■ OBJECTIVE
Repeat the full listing below verbatim and keep the images out.

** BEGIN **

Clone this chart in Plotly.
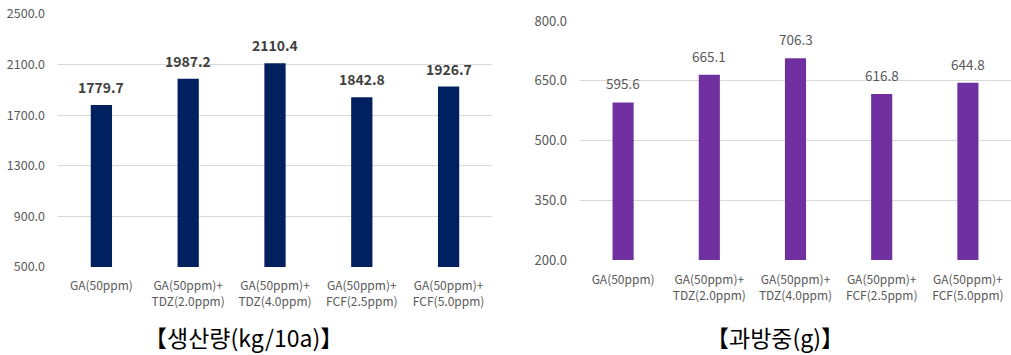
import plotly.graph_objects as go

# Treatment groups (two-line category labels)
categories = [
    "GA(50ppm)",
    "GA(50ppm)+<br>TDZ(2.0ppm)",
    "GA(50ppm)+<br>TDZ(4.0ppm)",
    "GA(50ppm)+<br>FCF(2.5ppm)",
    "GA(50ppm)+<br>FCF(5.0ppm)",
]

# Yield (kg/10a)
yield_values = [1779.7, 1987.2, 2110.4, 1842.8, 1926.7]
# Cluster weight (g)
cluster_weight = [595.6, 665.1, 706.3, 616.8, 644.8]

yield_ticks = [500, 900, 1300, 1700, 2100, 2500]
weight_ticks = [200, 350, 500, 650, 800]

yield_title = "【생산량(kg/10a)】"
weight_title = "【과방중(g)】"

NAVY = "#002060"
PURPLE = "#7030A0"
GRID = "#d9d9d9"
TICK = "#595959"
FONT = "Noto Sans CJK KR"

fig = go.Figure()

fig.add_trace(go.Bar(
    x=categories, y=yield_values, marker=dict(color=NAVY, line=dict(width=0)),
    xaxis="x", yaxis="y", showlegend=False, hoverinfo="x+y",
))
fig.add_trace(go.Bar(
    x=categories, y=cluster_weight, marker=dict(color=PURPLE, line=dict(width=0)),
    xaxis="x2", yaxis="y2", showlegend=False, hoverinfo="x+y",
))

annotations = []
# Value labels above the bars
for c, v in zip(categories, yield_values):
    annotations.append(dict(
        x=c, y=v, xref="x", yref="y", text=f"<b>{v:.1f}</b>", showarrow=False,
        yanchor="bottom", yshift=6, font=dict(family=FONT, size=14, color="#404040"),
    ))
for c, v in zip(categories, cluster_weight):
    annotations.append(dict(
        x=c, y=v, xref="x2", yref="y2", text=f"{v:.1f}", showarrow=False,
        yanchor="bottom", yshift=7, font=dict(family=FONT, size=13.5, color=TICK),
    ))

# Panel captions below the charts
annotations.append(dict(
    x=243 / 1011, y=1 - 337 / 355, xref="paper", yref="paper", text=yield_title,
    showarrow=False, xanchor="center", yanchor="middle",
    font=dict(family=FONT, size=23, color="#000000"),
))
annotations.append(dict(
    x=775 / 1011, y=1 - 337 / 355, xref="paper", yref="paper", text=weight_title,
    showarrow=False, xanchor="center", yanchor="middle",
    font=dict(family=FONT, size=23, color="#000000"),
))

fig.update_layout(
    width=1011, height=355,
    margin=dict(l=0, r=0, t=0, b=0, autoexpand=False),
    paper_bgcolor="white", plot_bgcolor="white",
    bargap=0.755,
    font=dict(family=FONT, color=TICK),
    xaxis=dict(
        domain=[58 / 1011, 492 / 1011], anchor="y", showgrid=False, showline=False,
        ticks="", tickfont=dict(size=12, color=TICK), tickangle=0, automargin=False,
        ticklabelstandoff=10,
    ),
    yaxis=dict(
        domain=[1 - 267 / 355, 1 - 14 / 355], anchor="x", range=[500, 2500],
        tickvals=yield_ticks, tickformat=".1f", showgrid=True, gridcolor=GRID,
        gridwidth=1, zeroline=False, showline=False, ticks="", automargin=False,
        tickfont=dict(size=12.5, color=TICK), ticklabelstandoff=12,
    ),
    xaxis2=dict(
        domain=[580 / 1011, 1.0], anchor="y2", showgrid=False, showline=False,
        ticks="", tickfont=dict(size=12, color=TICK), tickangle=0, automargin=False,
        ticklabelstandoff=11,
    ),
    yaxis2=dict(
        domain=[1 - 260 / 355, 1 - 21 / 355], anchor="x2", range=[200, 800],
        tickvals=weight_ticks, tickformat=".1f", showgrid=True, gridcolor=GRID,
        gridwidth=1, zeroline=False, showline=False, ticks="", automargin=False,
        tickfont=dict(size=13, color=TICK), ticklabelstandoff=12,
    ),
    annotations=annotations,
)

fig.write_html("out.html")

** END **

■ OUTPUT OF THE EXERCISE
Clone this chart in Plotly.
import plotly.graph_objects as go

# Treatment groups (two-line category labels)
categories = [
    "GA(50ppm)",
    "GA(50ppm)+<br>TDZ(2.0ppm)",
    "GA(50ppm)+<br>TDZ(4.0ppm)",
    "GA(50ppm)+<br>FCF(2.5ppm)",
    "GA(50ppm)+<br>FCF(5.0ppm)",
]

# Yield (kg/10a)
yield_values = [1779.7, 1987.2, 2110.4, 1842.8, 1926.7]
# Cluster weight (g)
cluster_weight = [595.6, 665.1, 706.3, 616.8, 644.8]

yield_ticks = [500, 900, 1300, 1700, 2100, 2500]
weight_ticks = [200, 350, 500, 650, 800]

yield_title = "【생산량(kg/10a)】"
weight_title = "【과방중(g)】"

NAVY = "#002060"
PURPLE = "#7030A0"
GRID = "#d9d9d9"
TICK = "#595959"
FONT = "Noto Sans CJK KR"

fig = go.Figure()

fig.add_trace(go.Bar(
    x=categories, y=yield_values, marker=dict(color=NAVY, line=dict(width=0)),
    xaxis="x", yaxis="y", showlegend=False, hoverinfo="x+y",
))
fig.add_trace(go.Bar(
    x=categories, y=cluster_weight, marker=dict(color=PURPLE, line=dict(width=0)),
    xaxis="x2", yaxis="y2", showlegend=False, hoverinfo="x+y",
))

annotations = []
# Value labels above the bars
for c, v in zip(categories, yield_values):
    annotations.append(dict(
        x=c, y=v, xref="x", yref="y", text=f"<b>{v:.1f}</b>", showarrow=False,
        yanchor="bottom", yshift=6, font=dict(family=FONT, size=14, color="#404040"),
    ))
for c, v in zip(categories, cluster_weight):
    annotations.append(dict(
        x=c, y=v, xref="x2", yref="y2", text=f"{v:.1f}", showarrow=False,
        yanchor="bottom", yshift=7, font=dict(family=FONT, size=13.5, color=TICK),
    ))

# Panel captions below the charts
annotations.append(dict(
    x=243 / 1011, y=1 - 337 / 355, xref="paper", yref="paper", text=yield_title,
    showarrow=False, xanchor="center", yanchor="middle",
    font=dict(family=FONT, size=23, color="#000000"),
))
annotations.append(dict(
    x=775 / 1011, y=1 - 337 / 355, xref="paper", yref="paper", text=weight_title,
    showarrow=False, xanchor="center", yanchor="middle",
    font=dict(family=FONT, size=23, color="#000000"),
))

fig.update_layout(
    width=1011, height=355,
    margin=dict(l=0, r=0, t=0, b=0, autoexpand=False),
    paper_bgcolor="white", plot_bgcolor="white",
    bargap=0.755,
    font=dict(family=FONT, color=TICK),
    xaxis=dict(
        domain=[58 / 1011, 492 / 1011], anchor="y", showgrid=False, showline=False,
        ticks="", tickfont=dict(size=12, color=TICK), tickangle=0, automargin=False,
        ticklabelstandoff=10,
    ),
    yaxis=dict(
        domain=[1 - 267 / 355, 1 - 14 / 355], anchor="x", range=[500, 2500],
        tickvals=yield_ticks, tickformat=".1f", showgrid=True, gridcolor=GRID,
        gridwidth=1, zeroline=False, showline=False, ticks="", automargin=False,
        tickfont=dict(size=12.5, color=TICK), ticklabelstandoff=12,
    ),
    xaxis2=dict(
        domain=[580 / 1011, 1.0], anchor="y2", showgrid=False, showline=False,
        ticks="", tickfont=dict(size=12, color=TICK), tickangle=0, automargin=False,
        ticklabelstandoff=11,
    ),
    yaxis2=dict(
        domain=[1 - 260 / 355, 1 - 21 / 355], anchor="x2", range=[200, 800],
        tickvals=weight_ticks, tickformat=".1f", showgrid=True, gridcolor=GRID,
        gridwidth=1, zeroline=False, showline=False, ticks="", automargin=False,
        tickfont=dict(size=13, color=TICK), ticklabelstandoff=12,
    ),
    annotations=annotations,
)

fig.write_html("out.html")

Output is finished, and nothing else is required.